Good article Bruce. I thank the Good Lord above I was taught phonics instead of the “meme of the week” system of learning to read.
Just in time for the educrats to screw up math instruction with Common Core methods.
Not much point in having a phonetic language if you don’t teach it that way.
Speed readers do not read with phonics, rather they read by image interpretation. The word “apple” is NOT sounded out but rather the image of the word “apple” is triggered by the letters “apple”.
Reading phonetically slows a person’s reading ability down to their speech rate - about 100 to 150 words per min. Speed readers routinely process text at 600 words per min.
BTW, I took a speed reading course in College as a “gimmie” 3 English credits. one of the most practical courses I ever took. Cut my reading load in half.

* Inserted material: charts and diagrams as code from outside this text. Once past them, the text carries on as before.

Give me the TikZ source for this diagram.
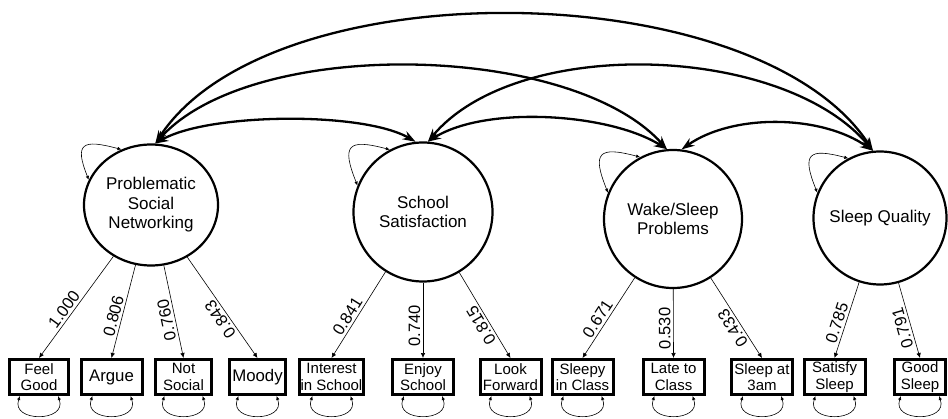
\documentclass[tikz,border=0pt]{standalone}
\usepackage{fontspec}
\setmainfont{Liberation Sans}
\usetikzlibrary{%
    arrows.meta,
    shapes.geometric
}

\tikzset{
    latent/.style={draw, circle, line width=2.2pt, inner sep=0pt, align=center,
                   font=\fontsize{17}{19.5}\selectfont},
    indicator/.style={draw, rectangle, line width=3pt, inner sep=1pt, align=center,
                      minimum width=61pt, minimum height=35pt,
                      font=\fontsize{15}{16.7}\selectfont},
    oneline/.style={font=\fontsize{16.8}{19}\selectfont},
    loading/.style={line width=0.6pt, {Latex[length=5pt,width=4.5pt]}-},
    weight/.style={sloped, allow upside down, above, pos=.43, inner sep=2.5pt,
                   font=\fontsize{16.5}{18}\selectfont},
    covar/.style={line width=2.3pt,
                  {Stealth[length=13pt,width=9pt]}-{Stealth[length=13pt,width=9pt]}},
    varloop/.style={line width=0.6pt,
                    {Latex[length=4pt,width=3.5pt]}-{Latex[length=4pt,width=3.5pt]}}
}

\begin{document}
\begin{tikzpicture}[x=1pt, y=1pt]
    \useasboundingbox (0,0) rectangle (948,418);

    \node[latent, ellipse, minimum width=134pt, minimum height=121pt]
        (psn) at (151,213) {Problematic\\Social\\Networking};
    \node[latent, minimum size=139pt] (ss)  at (423,206) {School\\Satisfaction};
    \node[latent, minimum size=138pt] (wsp) at (673,199) {Wake/Sleep\\Problems};
    \node[latent, minimum size=133pt] (sq)  at (880,200) {Sleep Quality};
    %
    \node[indicator, minimum width=59pt] (feel)     at (39,41)    {Feel\\Good};
    \node[indicator, oneline]            (argue)    at (111.5,41) {Argue};
    \node[indicator, minimum width=56pt] (notsoc)   at (183.5,41) {Not\\Social};
    \node[indicator, oneline, minimum width=56pt] (moody) at (257.5,41) {Moody};
    \node[indicator]                     (interest) at (331.5,41) {Interest\\in School};
    \node[indicator]                     (enjoy)    at (423,41)   {Enjoy\\School};
    \node[indicator]                     (look)     at (510.5,41) {Look\\Forward};
    \node[indicator]                     (sleepy)   at (582.5,41) {Sleepy\\in Class};
    \node[indicator]                     (late)     at (673.5,41) {Late to\\Class};
    \node[indicator]                     (sleepat)  at (762,41)   {Sleep at\\3am};
    \node[indicator]                     (satisfy)  at (834.5,41) {Satisfy\\Sleep};
    \node[indicator, minimum width=51pt] (good)     at (920,41)   {Good\\Sleep};

    \foreach \Ind/\Lat/\Val in {feel/psn/1.000, argue/psn/0.806, notsoc/psn/0.760,
                                moody/psn/0.843, interest/ss/0.841, enjoy/ss/0.740,
                                look/ss/0.815, sleepy/wsp/0.671, late/wsp/0.530,
                                sleepat/wsp/0.433, satisfy/sq/0.785, good/sq/0.791}
        \draw[loading] (\Ind.north) -- node[weight] {\Val} (\Lat);

    \foreach \Lat in {psn,ss,wsp,sq}
        \draw[varloop] (\Lat.158) to[out=112, in=165, looseness=2.3] (\Lat.118);
    \foreach \Ind in {feel,argue,notsoc,moody,interest,enjoy,look,sleepy,late,sleepat,satisfy,good}
        \draw[varloop] ([xshift=-19pt]\Ind.south) to[out=-110, in=-70, looseness=1.9]
                       ([xshift=19pt]\Ind.south);

    \draw[covar] (psn.86) to[out=57, in=123, looseness=0.75] (sq.96);
    \draw[covar] (psn.86) to[out=48, in=132, looseness=0.72] (wsp.95);
    \draw[covar] (ss.86)  to[out=50, in=130, looseness=0.8]  (sq.96);
    \draw[covar] (psn.86) to[out=30, in=150, looseness=0.6]  (ss.96);
    \draw[covar] (ss.86)  to[out=32, in=148, looseness=0.73] (wsp.95);
    \draw[covar] (wsp.83) to[out=35, in=145, looseness=0.84] (sq.96);
\end{tikzpicture}
\end{document}
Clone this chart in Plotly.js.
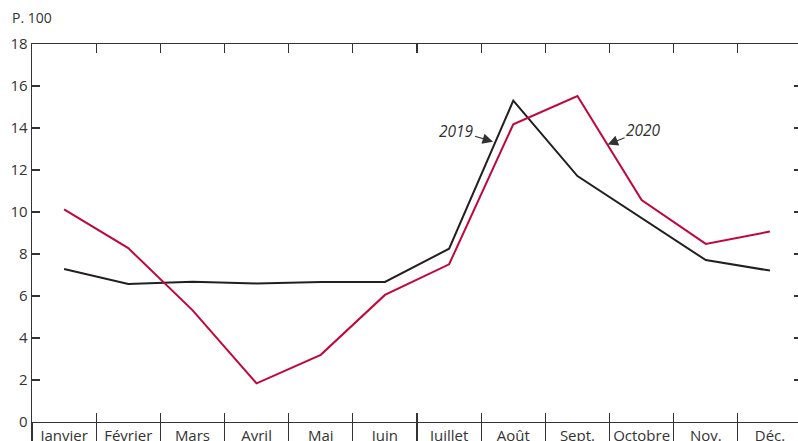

I learned to read by phonics when JFK was in the White House. The name of our phonics book was “Breaking the Sound Barrier”, written by a nun.
I read Dr Seuss to my son when he was a toddler. Now he's 20 and kicking butt in college.
I was taught phonics early. I was two to three reading levels above my class throughout school. In junior high I took a speed reading course and hit 720 wpm. For many years I read at least a book a day. I usually had a stack of books so if I grew tired of one, I could switch to another.
I don’t understand the phenomenon, but no matter the reading speed, my eye always stops dead when I encounter a misspelled word.
The apparent disagreement about how to teach reading is really cover for a disagreement about whether to teach reading.
Yeah they taught my daughter to read using phonics and totally screwed her up on spelling! Funny how we ll had no problem learning to read when we were growing up and teachers believed their job was to educate not indoctrinate!
85 years? I was taught phonics all through grade school in the 50s-early 60s. By the time my kids were in grade school in the 80s phonics had gone.